Roma – Potrebbe essere un brevetto a creare ostacoli alla diffusione degli RFID in tutti i settori industriali e in particolare in quello della distribuzione. Sono infatti le proprietà su alcune tecnologie-chiave rivendicate dalla Intermec Technologies a preoccupare gli osservatori.
Nel mirino del Garante per la privacy per le loro possibili implicazioni, finiti sotto accusa perché qualcuno ne avrebbe abusato , gli RFID sono il cuore dei progetti di rinnovamento di numerose imprese impegnate nella loro integrazione nelle strutture distributive.
A rendere la vita difficile agli RFID, già adoperati nella Biblioteca Vaticana o nelle carceri dell’Ohio , sarà con ogni probabilità lo standard noto come Electronic Product Code Generation 2 , che punta tra le altre a migliorare l’interoperabilità tra piattaforme RFID di produttori diversi.
Intermec, infatti, non solo detiene il grosso dei brevetti di tecnologie legate agli RFID ma ha anche deciso di far leva su alcune di queste per ottenere importanti vantaggi via via che questo settore si sviluppa. La possibilità di adottare gli RFID in pressoché qualsiasi ambiente di movimentazione merci e distribuzione dei prodotti, nonché le numerose ulteriori applicazioni che si stanno studiando, sembrano rappresentare per Intermec un treno da prendere al volo.
Il nuovo protocollo, che dovrebbe essere varato ai primi di ottobre dall’organizzazione che ne coordina lo sviluppo EPC Global , rientra nei progetti di colossi come Procter & Gamble, Wal-Mart e Metro, tutti in attesa di integrare appieno le nuove tecnologie di identificazione delle merci che promettono forti risparmi sui costi di gestione.
Il timore, ora, è che Intermec per i propri brevetti voglia rivendicare royalty estremamente elevate , e questo nonostante la stessa Intermec abbia ceduto gratuitamente a EPC Global e alle altre società impegnate nel settore numerose tecnologie, più di quanto abbia fatto qualunque altra azienda.
Sebbene proprio Intermec getti acqua sul fuoco, dichiarando che i suoi brevetti sono equiparabili a quelli che sono alla base di tecnologie di larghissima diffusione che i brevetti non hanno certo fermato, come la telefonia mobile, ambienti industriali temono che, dopo Intermec, altre aziende si facciano avanti con rivendicazioni brevettuali destinate a rallentare e rendere più oneroso lo sviluppo RFID .

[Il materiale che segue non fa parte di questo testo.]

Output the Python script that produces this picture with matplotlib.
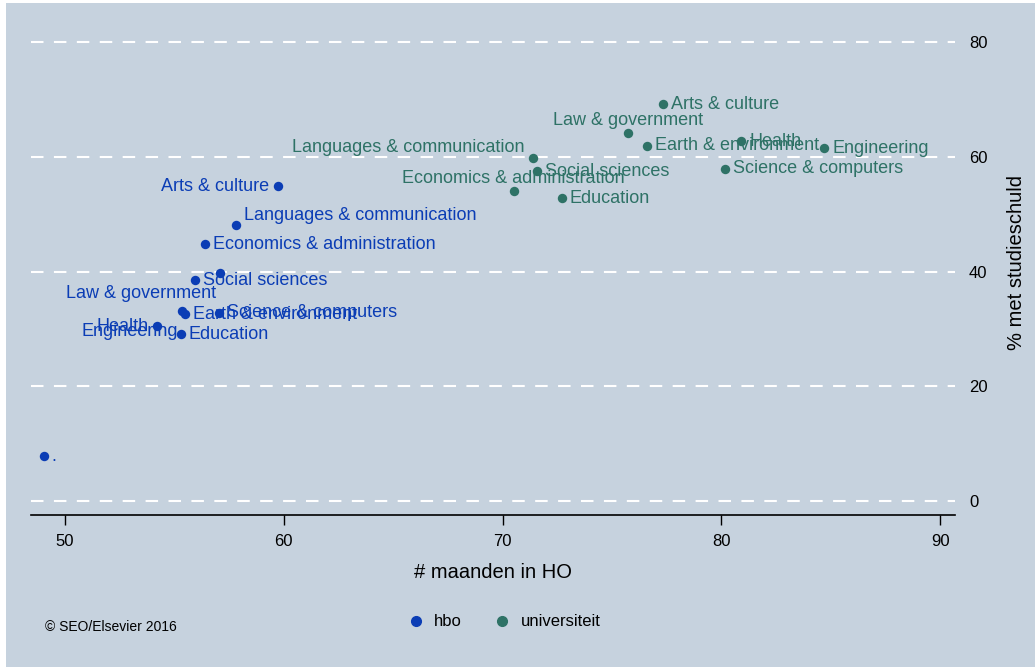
import matplotlib
matplotlib.use("Agg")
import matplotlib.pyplot as plt
from matplotlib.lines import Line2D
from matplotlib.patches import Rectangle

plt.rcParams['font.family'] = ['Liberation Sans', 'DejaVu Sans']

# hbo (blue)
hbo_labels = ['.', 'Arts & culture', 'Languages & communication',
              'Economics & administration', 'Social sciences', 'Law & government',
              'Engineering', 'Earth & environment', 'Science & computers',
              'Health', 'Education']
hbo_maanden = [49.03, 59.72, 57.81, 56.38, 55.93, 57.10, 55.33, 55.47, 57.02, 54.19, 55.29]
hbo_schuld = [7.8, 54.9, 48.1, 44.8, 38.5, 39.7, 33.1, 32.6, 32.8, 30.5, 29.1]

# universiteit (green)
uni_labels = ['Arts & culture', 'Law & government', 'Earth & environment',
              'Languages & communication', 'Social sciences',
              'Economics & administration', 'Education', 'Health',
              'Engineering', 'Science & computers']
uni_maanden = [77.32, 75.72, 76.59, 71.38, 71.56, 70.51, 72.70, 80.92, 84.71, 80.19]
uni_schuld = [69.2, 64.1, 61.9, 59.8, 57.5, 54.0, 52.8, 62.7, 61.5, 57.9]

x_ticks = [50, 60, 70, 80, 90]
y_ticks = [0, 20, 40, 60, 80]

# label clock positions (Stata style)
hbo_pos = [3, 9, 2, 3, 3, 7, 7, 3, 3, 9, 3]
uni_pos = [3, 12, 3, 11, 3, 12, 3, 3, 3, 3]

# clock position -> (dx px, dy px, ha)
offsets = {
    3: (8, 0, 'left'),
    9: (-8, 0, 'right'),
    12: (0, 13, 'center'),
    11: (-8, 10, 'right'),
    2: (8, 10, 'left'),
    7: (-4, -20, 'right'),
}

bg = '#C6D2DE'
blue = '#0B3DB5'
green = '#2E7266'

fig = plt.figure(figsize=(10.35, 6.67), dpi=100, facecolor=bg)
# thin white border left/top like the original export
fig.patches.append(Rectangle((0, 0), 6 / 1035, 1, transform=fig.transFigure,
                             facecolor='white', edgecolor='none', zorder=0))
fig.patches.append(Rectangle((0, 1 - 3 / 667), 1, 3 / 667, transform=fig.transFigure,
                             facecolor='white', edgecolor='none', zorder=0))

ax = fig.add_axes([31 / 1035, 1 - 515 / 667, (955 - 31) / 1035, (515 - 10) / 667])
ax.set_facecolor(bg)

ax.set_xlim(48.45, 90.68)
ax.set_ylim(-2.44, 85.6)

for s in ['top', 'right', 'left']:
    ax.spines[s].set_visible(False)
ax.spines['bottom'].set_color('black')
ax.spines['bottom'].set_linewidth(1.2)

ax.set_xticks(x_ticks)
ax.set_yticks(y_ticks)
ax.tick_params(axis='x', length=7, width=1, color='black', labelsize=12, pad=7)
ax.yaxis.tick_right()
ax.yaxis.set_label_position('right')
ax.tick_params(axis='y', length=0, labelsize=12, pad=10)

ax.grid(axis='y', color='white', linestyle=(0, (6, 5)), linewidth=1.5)
ax.set_axisbelow(True)

ax.scatter(hbo_maanden, hbo_schuld, s=46, color=blue, zorder=3, linewidths=0)
ax.scatter(uni_maanden, uni_schuld, s=46, color=green, zorder=3, linewidths=0)

for xs, ys, labs, poss, col in [(hbo_maanden, hbo_schuld, hbo_labels, hbo_pos, blue),
                                (uni_maanden, uni_schuld, uni_labels, uni_pos, green)]:
    for x, y, lab, p in zip(xs, ys, labs, poss):
        dx, dy, ha = offsets[p]
        ax.annotate(lab, (x, y), xytext=(dx, dy), textcoords='offset pixels',
                    ha=ha, va='center', color=col, fontsize=13, zorder=4)

ax.set_xlabel('# maanden in HO', fontsize=14.5, labelpad=10)
ax.set_ylabel('% met studieschuld', fontsize=14.5, labelpad=14, rotation=90)

handles = [Line2D([], [], linestyle='none', marker='o', markersize=7,
                  markerfacecolor=blue, markeredgecolor=blue),
           Line2D([], [], linestyle='none', marker='o', markersize=7,
                  markerfacecolor=green, markeredgecolor=green)]
fig.legend(handles, ['hbo', 'universiteit'], loc='center',
           bbox_to_anchor=(0.487, 1 - 622 / 667), ncol=2, frameon=False,
           fontsize=12, handlelength=1.0, handletextpad=0.6, columnspacing=1.9)

fig.text(45 / 1035, 1 - 627 / 667, '© SEO/Elsevier 2016', fontsize=10,
         ha='left', va='center', color='black')

fig.savefig('out.png', dpi=100, facecolor=bg)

Per il sistema dei brevetti sulle tecnologie, un sistema che negli USA è già esteso al software e che presto verrà esteso allo stesso modo anche in Europa , il caso Intermec potrebbe, secondo qualcuno, contribuire a considerare una revisione del sistema, come peraltro già chiesto dai tanti oppositori dell’attuale formula di registrazione. Ma secondo Tom Miller, presidente di Intermec, “non si possono oggi realizzare prodotti che non derivano da qualche forma di cross-licensing…. Così si fa innovazione”.
A respingere quello dei brevetti Intermec come problema insormontabile sono soprattutto le grandi imprese, quelle che possono senz’altro permettersi di integrare royalty o accordi di cross-licensing con Intermec all’interno delle proprie politiche industriali. Ad esempio Texas Instruments, che ha già dichiarato di non ritenere preoccupante la situazione.